Using all anchors introduces noise, since most correspond to background.

We therefore apply KD only to anchors where the Teacher confidence exceeds a threshold.

\[\mathcal{M} = \{ a \mid \max(\sigma(t_{cls})) > \tau \}\]

The final KD loss is:

\[L_{KD} = L_{KD}^{cls} + L_{KD}^{box} + L_{KD}^{dfl}\]

5. Hyperparameter Design and Tuning

KD performance is highly sensitive to hyperparameters.

We focus on three variables:

$\alpha$: balance between detection loss and KD loss
$T$: controls the smoothness of probability distribution
$\tau$: threshold for selecting anchors

$\alpha$ controls the strength of KD.

Too small → KD has little effect
Too large → destabilizes training

$T$ controls how soft the Teacher distribution is.

Low → close to one-hot
High → emphasizes inter-class relationships

$\tau$ determines which anchors are used for KD.

Low → includes noisy background
High → reduces training samples

The best performance was achieved with:

\[\begin{aligned} \alpha &= 0.5 \\ T &= 3.0 \\ \tau &= 0.3 \end{aligned}\]

This setting balances detection and distillation losses
without introducing excessive regularization.

6. Results

Model	mAP50-95	Latency
Teacher	0.8392	10.60ms
Pruned	0.7845	8.05ms
Pruned + KD	0.8679	8.05ms
Pruned + Feature KD	0.8737	7.92ms

The performance drop from pruning was recovered through KD,
and with Feature KD, the Student surpassed the Teacher.

7. Why Does the Student Surpass the Teacher?

At first glance, this seems counterintuitive:

“How can a smaller model outperform a larger one?”

The key is that KD changes the learning signal itself.

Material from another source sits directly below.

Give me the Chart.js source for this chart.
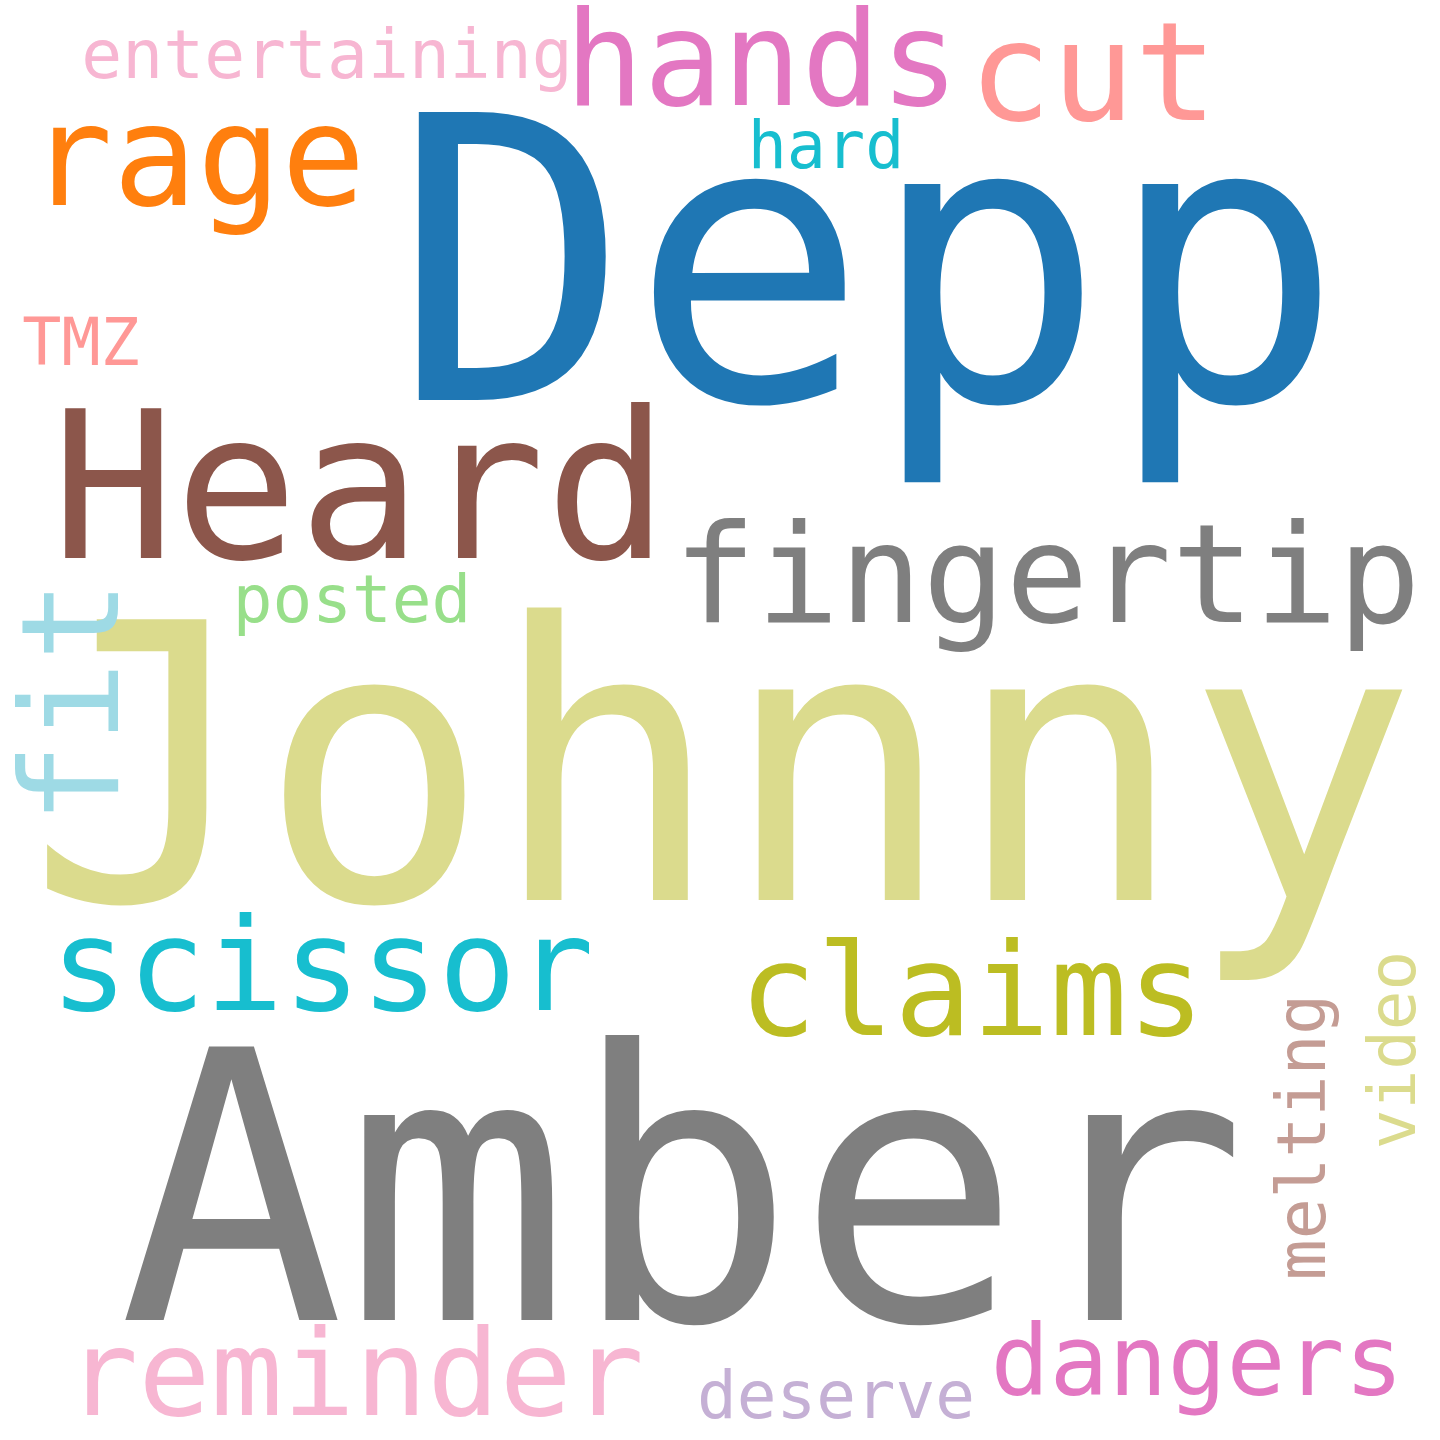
<!DOCTYPE html>
<html>
<head>
<meta charset="utf-8">
<style>
  html, body { margin: 0; padding: 0; background: #fff; }
  #wrap { width: 1440px; height: 1440px; }
</style>
<script src="https://cdn.jsdelivr.net/npm/chart.js@4"></script>
</head>
<body>
<div id="wrap"><canvas id="cloud"></canvas></div>
<script>
// Word cloud data: word, anchor (baseline centre), font size, rotation, colour
const words  = ['Depp', 'Johnny', 'Amber', 'Heard', 'fingertip', 'hands', 'cut', 'rage',
                'entertaining', 'hard', 'TMZ', 'posted', 'fit', 'scissor', 'claims',
                'reminder', 'deserve', 'dangers', 'melting', 'video'];
const wordX  = [868, 722, 683, 360, 1047, 762, 1093, 197, 327, 826, 81, 352, 118, 322, 972, 355, 836, 1197, 1325, 1415];
const wordY  = [400, 900, 1320, 558, 622, 105, 120, 205, 78, 168, 365, 622, 702, 1010, 1035, 1415, 1418, 1395, 1137, 1050];
const sizes  = [395, 385, 375, 205, 138, 131, 138, 140, 68, 65, 65, 66, 135, 129, 129, 120, 66, 98, 68, 66];
const rotate = [0, 0, 0, 0, 0, 0, 0, 0, 0, 0, 0, 0, 1, 0, 0, 0, 0, 0, 1, 1];
const colors = ['#1f77b4', '#dbdb8d', '#7f7f7f', '#8c564b', '#7f7f7f', '#e377c2', '#ff9896', '#ff7f0e',
                '#f7b6d2', '#17becf', '#ff9896', '#98df8a', '#9edae5', '#17becf', '#bcbd22',
                '#f7b6d2', '#c5b0d5', '#e377c2', '#c49c94', '#dbdb8d'];

// draw each word at its point position
const wordPlugin = {
    id: 'words',
    afterDatasetsDraw(chart) {
        const ctx = chart.ctx;
        const meta = chart.getDatasetMeta(0);
        meta.data.forEach((pt, i) => {
            ctx.save();
            ctx.translate(pt.x, pt.y);
            if (rotate[i]) ctx.rotate(-Math.PI / 2);
            ctx.font = sizes[i] + 'px "DejaVu Sans Mono"';
            ctx.fillStyle = colors[i];
            ctx.textAlign = 'center';
            ctx.textBaseline = 'alphabetic';
            ctx.fillText(words[i], 0, 0);
            ctx.restore();
        });
    }
};

new Chart(document.getElementById('cloud'), {
    type: 'scatter',
    data: {
        labels: words,
        datasets: [{
            data: words.map((w, i) => ({ x: wordX[i], y: wordY[i] })),
            pointRadius: 0
        }]
    },
    options: {
        responsive: true,
        maintainAspectRatio: false,
        animation: false,
        layout: { padding: 0 },
        plugins: { legend: { display: false }, tooltip: { enabled: false } },
        scales: {
            x: { display: false, min: 0, max: 1440 },
            y: { display: false, min: 0, max: 1440, reverse: true }
        }
    },
    plugins: [wordPlugin]
});
</script>
</body>
</html>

Standard training uses only ground-truth labels:

target class: 1
others: 0

This provides binary supervision.

The Teacher, however, provides a probability distribution:

one class: 0.9
similar class: 0.2
unrelated class: 0.01

This encodes relationships and ambiguity between classes.

As a result, the Student learns differently:

Richer gradients
Instead of sparse 0/1 signals, gradients flow across all classes
Regularization effect
Teacher guidance reduces overfitting to hard labels
Representation alignment
Feature KD aligns intermediate representations across the network

The Student is not simply mimicking the Teacher,
but converging to a more generalizable solution under structural constraints.

In practice, this leads to better performance than the Teacher.

8. Role of Feature KD

Feature KD transfers multi-scale information from FPN:

P3: small objects
P4: medium objects
P5: large objects

This improves representations in both backbone and neck.

9. Summary

The key ideas are:

KD loss enables not just recovery but performance gain
$\alpha$ controls the balance between objectives
$T$ and $\tau$ control information quality and selection
Feature KD improves representation learning

10. Conclusion

Pruning is not just model reduction.

It is a process of compressing information.

Knowledge Distillation injects information back into the compressed model.

As a result:

The model becomes smaller
Faster
And more accurate

In this experiment, the pruned model
actually surpassed the original Teacher.